Eastwards and Far


Mustn’t Grumble


We joined the Vancouver – Toronto train in Saskatoon.

Planned departure time: 0832
Time we arrived at the station: 0730
Revised departure time when we arrived at the station? 1359

You had plans? Fuck you.

Revised departure time: 1406

Diligent would-be passengers start arriving at 0745

Revised departure time: 1407

The counter staff crack flippant jokes.
I ask whether there’ll be delays between here and Winnipeg too. “Oh yeah. They’ve started construction on the bridge just past here which is the mainline, that’s gonna cause problems” – accompanied by hearty laughter.

Revised departure time: 1408

The station is Soviet, decrepit, bereft of facilities. “We’re going for an 80s thing here; there’s no wifi”.
The coffee machine is broken.
A neglected candy machine offers Chewz and Zingy Zaps to boost morale.
A banner says “Saskatoon is calling!”. My advice, in this early morning pre-caffeine state of mind? Don’t answer.

Revised departure time: 1409

Every passing minute adds another minute to the revised departure time and to the subsequent arrival time in Winnipeg, which has now moved from 8pm to 5am.
Every addition also adds to my suspicion that Saskatchewan is purgatory.

Revised departure time: 1415

I make camp-stove coffee outside the passenger station: 8km out of town, at the end of a long dusty road. An afterthought at the boundary of a sprawling yard of freight trains and cargo.

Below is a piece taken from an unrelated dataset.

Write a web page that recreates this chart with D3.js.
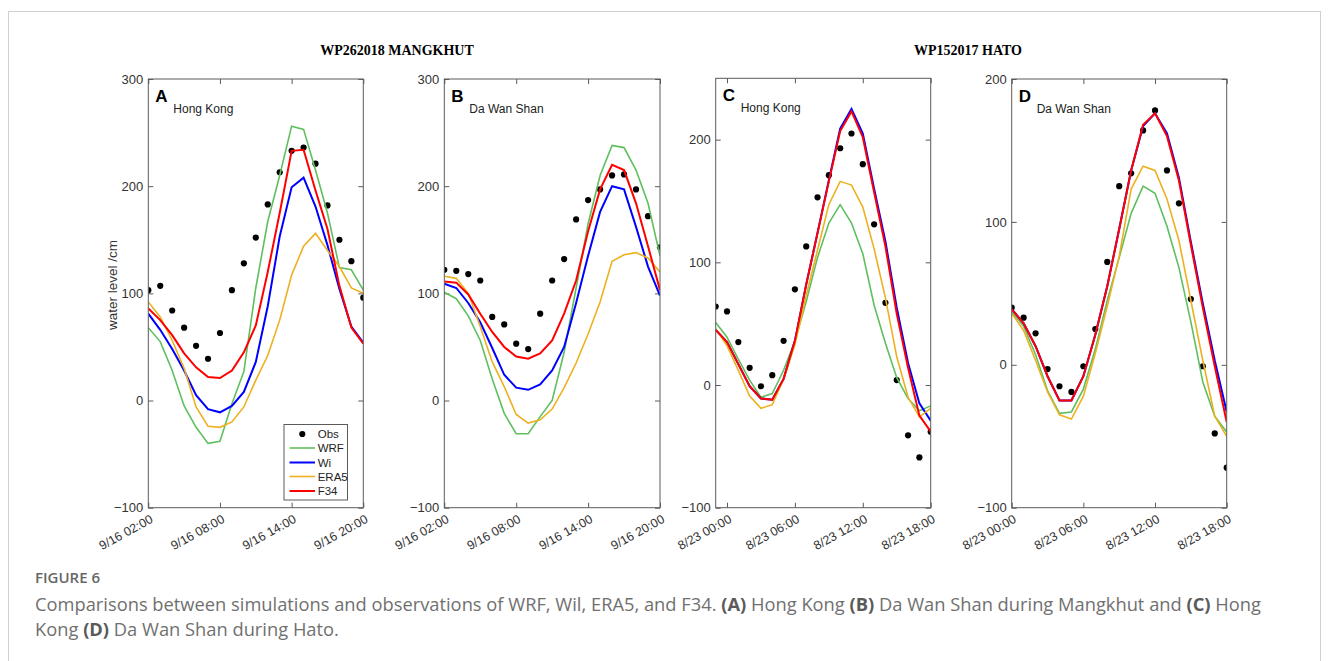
<!DOCTYPE html>
<html>
<head>
<meta charset="utf-8">
<script src="https://cdn.jsdelivr.net/npm/d3@7"></script>
<style>
  html, body { margin: 0; padding: 0; background: #fff; }
  svg { display: block; }
</style>
</head>
<body>
<svg id="chart" width="1328" height="661"></svg>
<script>
// ---------------- DATA (hourly values, cm) ----------------
const seriesNames = ["Obs", "WRF", "Wi", "ERA5", "F34"];
const seriesColors = { WRF: "#5fbf5f", Wi: "#0000ff", ERA5: "#edb120", F34: "#ff0000" };

// Panel A — Mangkhut, Hong Kong, 9/16 02:00 .. 20:00
const obsA  = [103,107,84,68,51,39,63,103,128,152,183,213,233,236,221,182,150,130,96];
const wrfA  = [68,55,28,-5,-25,-40,-38,-3,27,105,167,210,256,253,215,175,124,122,103];
const wiA   = [81,66,48,28,5,-8,-11,-5,8,36,88,153,199,208,181,145,104,69,54];
const era5A = [92,78,56,30,-6,-24,-25,-20,-6,19,42,75,117,144,156,140,125,105,100];
const f34A  = [86,75,61,44,31,22,21,28,45,70,120,175,233,234,196,160,107,68,53];

// Panel B — Mangkhut, Da Wan Shan, 9/16 02:00 .. 20:00
const obsB  = [122,121,118,112,78,71,53,48,81,112,132,169,187,197,210,211,197,172,143];
const wrfB  = [101,95,79,56,20,-12,-31,-31,-15,0,45,105,165,210,238,236,215,184,135];
const wiB   = [109,105,91,73,49,24,12,10,15,28,50,91,135,176,200,197,162,125,98];
const era5B = [116,114,100,69,36,13,-13,-21,-18,-8,12,35,62,92,130,136,138,133,120];
const f34B  = [111,110,99,81,64,50,41,39,44,56,81,112,158,197,220,215,184,144,103];

// Panel C — Hato, Hong Kong, 8/22 23:00 .. 8/23 18:00
const obsC  = [64,60,35,14,-1,8,36,78,113,153,171,193,205,180,131,67,4,-41,-59,-38];
const wrfC  = [51,39,21,4,-10,-7,12,36,68,104,132,147,132,107,65,34,6,-11,-21,-17];
const wiC   = [45,35,17,-1,-11,-12,5,36,82,124,167,209,225,205,160,117,63,18,-15,-29];
const era5C = [46,32,12,-9,-19,-16,5,33,73,110,147,166,163,145,111,71,23,-10,-26,-19];
const f34C  = [45,35,17,-1,-11,-12,5,36,82,124,166,207,223,202,157,113,58,14,-25,-38];

// Panel D — Hato, Da Wan Shan, 8/23 00:00 .. 18:00
const obsD  = [40,33,22,-3,-15,-19,-1,25,72,125,134,164,178,136,113,46,-1,-48,-72];
const wrfD  = [37,27,7,-18,-34,-33,-17,11,45,75,106,125,120,97,68,30,-12,-36,-47];
const wiD   = [39,29,13,-8,-25,-25,-8,21,55,95,136,167,176,162,131,86,43,3,-33];
const era5D = [36,24,3,-19,-35,-38,-22,8,41,76,123,139,136,116,87,45,3,-36,-50];
const f34D  = [39,29,13,-8,-25,-25,-8,21,55,95,136,168,176,160,129,84,40,-1,-40];

// Time axes
const startA = "2018-09-16T02:00", startB = "2018-09-16T02:00";
const startC = "2017-08-22T23:00", startD = "2017-08-23T00:00";
const domainA = ["2018-09-16T02:00", "2018-09-16T20:00"];
const domainC = ["2017-08-22T23:00", "2017-08-23T18:00"];
const domainD = ["2017-08-23T00:00", "2017-08-23T18:00"];
const ticksMangkhut = ["2018-09-16T02:00","2018-09-16T08:00","2018-09-16T14:00","2018-09-16T20:00"];
const ticksHato     = ["2017-08-23T00:00","2017-08-23T06:00","2017-08-23T12:00","2017-08-23T18:00"];

const yTicksAB = [-100, 0, 100, 200, 300];
const yTicksCD = [-100, 0, 100, 200];

const stormTitles = ["WP262018 MANGKHUT", "WP152017 HATO"];
const captionHead = "FIGURE 6";

// ---------------- LAYOUT ----------------
const panels = [
  { letter: "A", station: "Hong Kong",   x0: 148.3, x1: 363.3, y0: 79, y1: 507.7, yDom: [-100, 300], yTicks: yTicksAB,
    start: startA, xDom: domainA, xTicks: ticksMangkhut, data: { Obs: obsA, WRF: wrfA, Wi: wiA, ERA5: era5A, F34: f34A }, legend: true, ylabel: true },
  { letter: "B", station: "Da Wan Shan", x0: 444.3, x1: 660,   y0: 79, y1: 507.7, yDom: [-100, 300], yTicks: yTicksAB,
    start: startB, xDom: domainA, xTicks: ticksMangkhut, data: { Obs: obsB, WRF: wrfB, Wi: wiB, ERA5: era5B, F34: f34B } },
  { letter: "C", station: "Hong Kong",   x0: 715.7, x1: 930.7, y0: 78.3, y1: 507.7, yDom: [-100, 250], yTicks: yTicksCD,
    start: startC, xDom: domainC, xTicks: ticksHato, data: { Obs: obsC, WRF: wrfC, Wi: wiC, ERA5: era5C, F34: f34C } },
  { letter: "D", station: "Da Wan Shan", x0: 1011.7, x1: 1226.7, y0: 79, y1: 507.7, yDom: [-100, 200], yTicks: yTicksCD,
    start: startD, xDom: domainD, xTicks: ticksHato, data: { Obs: obsD, WRF: wrfD, Wi: wiD, ERA5: era5D, F34: f34D } }
];

const svg = d3.select("#chart");
const axisColor = "#5a5a5a";
const textColor = "#333";
const fmt = d3.timeFormat("%-m/%d %H:%M");
const parse = s => new Date(s);

// Figure frame
svg.append("rect").attr("x", 8.5).attr("y", 11.5).attr("width", 1312).attr("height", 700)
  .attr("fill", "none").attr("stroke", "#d0d0d0").attr("stroke-width", 1);

// Storm titles
svg.append("text").attr("x", 397).attr("y", 55).attr("text-anchor", "middle")
  .attr("font-family", "Liberation Serif, Times New Roman, serif").attr("font-weight", "bold")
  .attr("font-size", 14).attr("fill", "#000").text(stormTitles[0]);
svg.append("text").attr("x", 968).attr("y", 55).attr("text-anchor", "middle")
  .attr("font-family", "Liberation Serif, Times New Roman, serif").attr("font-weight", "bold")
  .attr("font-size", 14).attr("fill", "#000").text(stormTitles[1]);

panels.forEach(p => {
  const x = d3.scaleTime().domain(p.xDom.map(parse)).range([p.x0, p.x1]);
  const y = d3.scaleLinear().domain(p.yDom).range([p.y1, p.y0]);
  const g = svg.append("g");
  const t0 = parse(p.start);
  const timeAt = i => d3.timeHour.offset(t0, i);

  // Bottom axis
  const xb = g.append("g").attr("transform", `translate(0,${p.y1})`)
    .call(d3.axisBottom(x).tickValues(p.xTicks.map(parse)).tickSize(-5).tickFormat(fmt).tickPadding(0));
  xb.select(".domain").remove();
  xb.selectAll("line").attr("stroke", axisColor);
  xb.selectAll("text")
    .attr("font-family", "Liberation Sans, Arial, sans-serif").attr("font-size", 12.5).attr("fill", textColor)
    .attr("text-anchor", "end").attr("dy", null).attr("y", null)
    .attr("transform", "translate(5,14) rotate(-29)");
  // Top ticks
  const xt = g.append("g").attr("transform", `translate(0,${p.y0})`)
    .call(d3.axisTop(x).tickValues(p.xTicks.map(parse)).tickSize(-5).tickFormat(""));
  xt.select(".domain").remove();
  xt.selectAll("line").attr("stroke", axisColor);

  // Left axis
  const yl = g.append("g").attr("transform", `translate(${p.x0},0)`)
    .call(d3.axisLeft(y).tickValues(p.yTicks).tickSize(-5).tickPadding(5));
  yl.select(".domain").remove();
  yl.selectAll("line").attr("stroke", axisColor);
  yl.selectAll("text").attr("font-family", "Liberation Sans, Arial, sans-serif").attr("font-size", 13).attr("fill", textColor);
  // Right ticks
  const yr = g.append("g").attr("transform", `translate(${p.x1},0)`)
    .call(d3.axisRight(y).tickValues(p.yTicks).tickSize(-5).tickFormat(""));
  yr.select(".domain").remove();
  yr.selectAll("line").attr("stroke", axisColor);

  // Clip
  const clipId = "clip" + p.letter;
  svg.append("clipPath").attr("id", clipId).append("rect")
    .attr("x", p.x0).attr("y", p.y0).attr("width", p.x1 - p.x0).attr("height", p.y1 - p.y0);
  const plot = g.append("g").attr("clip-path", `url(#${clipId})`);

  // Obs dots
  plot.selectAll("circle.obs").data(p.data.Obs).join("circle").attr("class", "obs")
    .attr("cx", (d, i) => x(timeAt(i))).attr("cy", d => y(d)).attr("r", 3.1).attr("fill", "#000");

  // Lines
  const line = d3.line().x((d, i) => x(timeAt(i))).y(d => y(d));
  ["WRF", "Wi", "ERA5", "F34"].forEach(k => {
    plot.append("path").datum(p.data[k]).attr("d", line).attr("fill", "none")
      .attr("stroke", seriesColors[k]).attr("stroke-width", (k === "WRF" || k === "ERA5") ? 1.6 : 2)
      .attr("stroke-linejoin", "miter");
  });

  // Box
  g.append("rect").attr("x", p.x0).attr("y", p.y0).attr("width", p.x1 - p.x0).attr("height", p.y1 - p.y0)
    .attr("fill", "none").attr("stroke", axisColor).attr("stroke-width", 1);

  // Letter + station
  g.append("text").attr("x", p.x0 + 7).attr("y", p.y0 + 23).attr("font-family", "Liberation Sans, Arial, sans-serif")
    .attr("font-weight", "bold").attr("font-size", 17).attr("fill", "#000").text(p.letter);
  g.append("text").attr("x", p.x0 + 25).attr("y", p.y0 + 34).attr("font-family", "Liberation Sans, Arial, sans-serif")
    .attr("font-size", 12).attr("fill", "#222").text(p.station);

  if (p.ylabel) {
    g.append("text").attr("transform", `translate(117,285) rotate(-90)`)
      .attr("text-anchor", "middle").attr("font-family", "Liberation Sans, Arial, sans-serif")
      .attr("font-size", 13.5).attr("fill", textColor).text("water level /cm");
  }

  if (p.legend) {
    const lg = g.append("g");
    lg.append("rect").attr("x", 284).attr("y", 424.5).attr("width", 63.5).attr("height", 75.5)
      .attr("fill", "#fff").attr("stroke", axisColor).attr("stroke-width", 1);
    const rowY = [434, 448, 462.5, 476.5, 491];
    seriesNames.forEach((k, i) => {
      if (k === "Obs") {
        lg.append("circle").attr("cx", 302.3).attr("cy", rowY[i]).attr("r", 3.1).attr("fill", "#000");
      } else {
        lg.append("line").attr("x1", 289.5).attr("x2", 315).attr("y1", rowY[i]).attr("y2", rowY[i])
          .attr("stroke", seriesColors[k]).attr("stroke-width", (k === "WRF" || k === "ERA5") ? 1.6 : 2);
      }
      lg.append("text").attr("x", 317.7).attr("y", rowY[i]).attr("dy", "0.35em")
        .attr("font-family", "Liberation Sans, Arial, sans-serif").attr("font-size", 11.5).attr("fill", "#222").text(k);
    });
  }
});

// Caption
svg.append("text").attr("x", 35).attr("y", 583).attr("font-family", "Open Sans, sans-serif")
  .attr("font-weight", 600).attr("font-size", 15).attr("fill", "#666").text(captionHead);

const capLines = [
  [["Comparisons between simulations and observations of WRF, Wil, ERA5, and F34. ", false], ["(A)", true], [" Hong Kong ", false], ["(B)", true], [" Da Wan Shan during Mangkhut and ", false], ["(C)", true], [" Hong", false]],
  [["Kong ", false], ["(D)", true], [" Da Wan Shan during Hato.", false]]
];
const capTexts = capLines.map((ln, li) => {
  const t = svg.append("text").attr("x", 35).attr("y", 611 + li * 25)
    .attr("font-family", "Open Sans, sans-serif").attr("font-size", 17).attr("fill", "#707070");
  ln.forEach(([s, b]) => {
    t.append("tspan").attr("font-weight", b ? 700 : 400).attr("fill", b ? "#5a5a5a" : "#707070").text(s);
  });
  return t;
});
// fit first caption line to the reference width (35 → 1262)
const w0 = capTexts[0].node().getComputedTextLength();
const fs = 17 * 1227 / w0;
capTexts.forEach(t => t.attr("font-size", fs.toFixed(2)));
</script>
</body>
</html>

Revised departure time: 1407

We discuss what to do with the day.

Revised departure time: 1359

Are they deliberately shaving a few minutes off to make a 6 hour delay seem slightly less bad than a 6.25 hour one?

Revised departure time: 1418


The delay is at least an opportunity to check out downtown Saskatoon, which we didn’t think we’d have time to do.
We ride the dusty and potholed roads through outskirts (“has someone shelled these roads?”, Kristian asks). Debris and scrapyards gradually give way to tree-lined avenues.
The tourist information, library and riverside cycle path were closed, so we asked locals to point us in the direction of something interesting and headed that way.
We didn’t find anything, just a coffee shop on the one trendy stretch in town where we camped out for a couple of hours.

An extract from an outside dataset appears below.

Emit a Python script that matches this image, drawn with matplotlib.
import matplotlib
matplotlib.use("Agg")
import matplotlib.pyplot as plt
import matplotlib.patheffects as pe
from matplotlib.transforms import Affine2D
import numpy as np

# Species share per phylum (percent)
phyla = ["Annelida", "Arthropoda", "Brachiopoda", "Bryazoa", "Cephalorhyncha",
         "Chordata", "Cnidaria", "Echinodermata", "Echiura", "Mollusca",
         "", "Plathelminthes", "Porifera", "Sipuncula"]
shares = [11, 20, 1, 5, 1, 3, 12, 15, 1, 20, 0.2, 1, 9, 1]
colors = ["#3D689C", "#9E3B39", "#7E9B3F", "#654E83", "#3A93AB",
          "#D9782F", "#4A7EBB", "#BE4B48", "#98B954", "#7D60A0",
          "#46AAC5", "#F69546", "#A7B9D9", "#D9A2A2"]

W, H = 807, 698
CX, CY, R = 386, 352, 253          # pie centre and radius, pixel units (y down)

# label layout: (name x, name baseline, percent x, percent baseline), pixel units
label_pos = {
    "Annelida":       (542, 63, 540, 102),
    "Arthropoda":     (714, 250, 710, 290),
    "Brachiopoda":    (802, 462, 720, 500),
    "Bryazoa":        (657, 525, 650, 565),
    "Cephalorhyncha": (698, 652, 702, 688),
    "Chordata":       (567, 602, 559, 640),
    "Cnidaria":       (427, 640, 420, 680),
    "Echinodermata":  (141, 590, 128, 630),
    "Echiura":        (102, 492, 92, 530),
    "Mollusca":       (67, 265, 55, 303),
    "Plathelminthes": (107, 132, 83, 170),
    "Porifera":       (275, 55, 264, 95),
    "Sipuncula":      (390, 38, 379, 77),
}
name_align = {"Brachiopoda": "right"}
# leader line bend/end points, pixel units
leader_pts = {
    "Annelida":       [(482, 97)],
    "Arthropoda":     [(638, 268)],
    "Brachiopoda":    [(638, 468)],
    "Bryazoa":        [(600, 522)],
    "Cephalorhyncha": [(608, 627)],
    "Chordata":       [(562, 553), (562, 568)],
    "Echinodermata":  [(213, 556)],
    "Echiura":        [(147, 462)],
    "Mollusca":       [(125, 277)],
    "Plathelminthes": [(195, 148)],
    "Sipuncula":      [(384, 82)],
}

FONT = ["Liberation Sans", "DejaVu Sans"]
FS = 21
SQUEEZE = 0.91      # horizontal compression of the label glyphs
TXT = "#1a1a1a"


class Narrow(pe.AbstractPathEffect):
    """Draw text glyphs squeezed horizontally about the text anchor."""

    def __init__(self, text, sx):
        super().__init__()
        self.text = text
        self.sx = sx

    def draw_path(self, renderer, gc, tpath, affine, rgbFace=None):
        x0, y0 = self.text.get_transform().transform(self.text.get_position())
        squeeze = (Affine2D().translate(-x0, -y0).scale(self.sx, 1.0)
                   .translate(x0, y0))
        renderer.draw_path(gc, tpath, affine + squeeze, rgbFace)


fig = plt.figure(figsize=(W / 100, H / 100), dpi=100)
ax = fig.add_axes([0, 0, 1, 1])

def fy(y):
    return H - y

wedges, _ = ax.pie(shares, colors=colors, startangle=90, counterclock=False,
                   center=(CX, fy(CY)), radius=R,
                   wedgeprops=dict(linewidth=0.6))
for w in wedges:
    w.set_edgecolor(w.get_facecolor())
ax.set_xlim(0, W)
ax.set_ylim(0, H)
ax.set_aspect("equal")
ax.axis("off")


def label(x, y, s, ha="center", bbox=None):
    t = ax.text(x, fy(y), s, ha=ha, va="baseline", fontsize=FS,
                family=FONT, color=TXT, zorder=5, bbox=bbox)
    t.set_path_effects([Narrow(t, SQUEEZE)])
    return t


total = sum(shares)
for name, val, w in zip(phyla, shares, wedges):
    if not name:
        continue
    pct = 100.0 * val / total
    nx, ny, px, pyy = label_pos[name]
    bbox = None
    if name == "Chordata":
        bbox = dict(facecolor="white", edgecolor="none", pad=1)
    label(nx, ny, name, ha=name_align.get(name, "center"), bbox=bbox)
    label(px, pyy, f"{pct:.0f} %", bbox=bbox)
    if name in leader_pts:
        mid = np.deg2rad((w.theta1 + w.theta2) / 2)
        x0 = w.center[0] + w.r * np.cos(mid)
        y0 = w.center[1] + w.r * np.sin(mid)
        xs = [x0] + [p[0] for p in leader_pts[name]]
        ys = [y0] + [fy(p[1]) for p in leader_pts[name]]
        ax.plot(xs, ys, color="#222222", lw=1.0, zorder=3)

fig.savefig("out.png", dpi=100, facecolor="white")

Back at the station later the revised departure time was 1330.
The train eventually left at 1639.

In the interim the jokes and wisecracks continued, but it became amusing rather than grating once we eased ourselves into the mood and relished the opportunity to participate in a real life farce.
Again: every passing minute added another minute to the revised departure time.
When the train rolled into the station all the passengers breathed a collective sigh of relief; when it rolled straight back out again, confusion immediately returned.
20 minutes later it rolled in again, backwards.
This wasn’t explained to us, but at this point we were at least allowed to board.

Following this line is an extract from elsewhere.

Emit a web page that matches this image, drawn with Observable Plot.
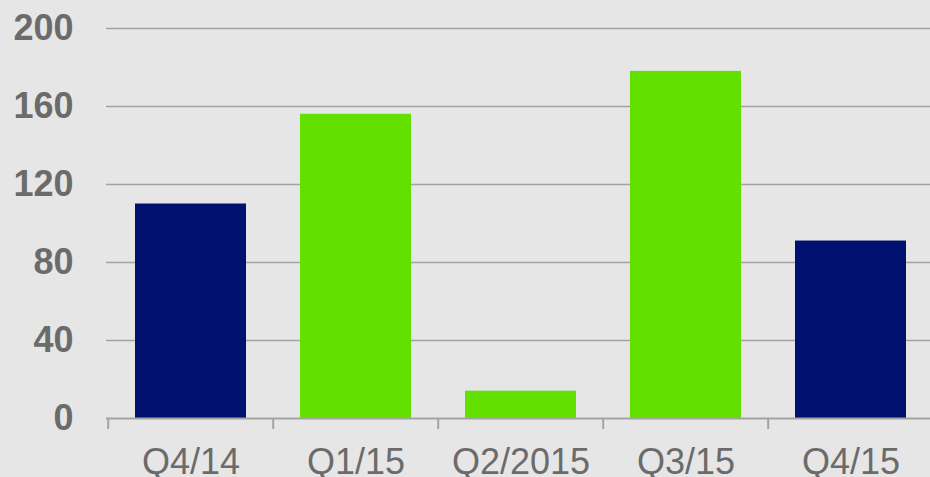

We overheard illuminating and fascinating things on board:

“There was a huge forest fire in B.C., a lot of trains are delayed”
“Via Rail have to rent use of the rails from the cargo company, so we have to wait for all the freight trains to pass before we can go”
“Large sections of the track are in disrepair because they’re owned by American companies who don’t want to fix them”
“They don’t give a shit about us out West – if you go East there’s wifi on the trains, they have new cars, and they run on time”
“There are no refunds for delays regardless how long they are”

And my favourite:

“It’s taken us 48 hours to get here from Vancouver”

If that last point is true, it’s taken the train half as long to get here as it’s taken us to cycle.

On board there is food, alcohol and a convivial atmosphere. A band set up in the dining car and played ad hoc folk. The glass observation dome in coach class gives full panoramic views of the prairies: a scenic taste of the more expensive classes in the carriages behind us.
There is a full moon blaring red ahead as I write this.
A glorious sunset just disappeared below the horizon behind.
We’ve clocked 140 miles in the 4 hours we’ve been on board, and the arrival time is getting pushed back and back and back.
If we continue this pace it will take a further 18 hours.
But it doesn’t feel so much like a problem anymore.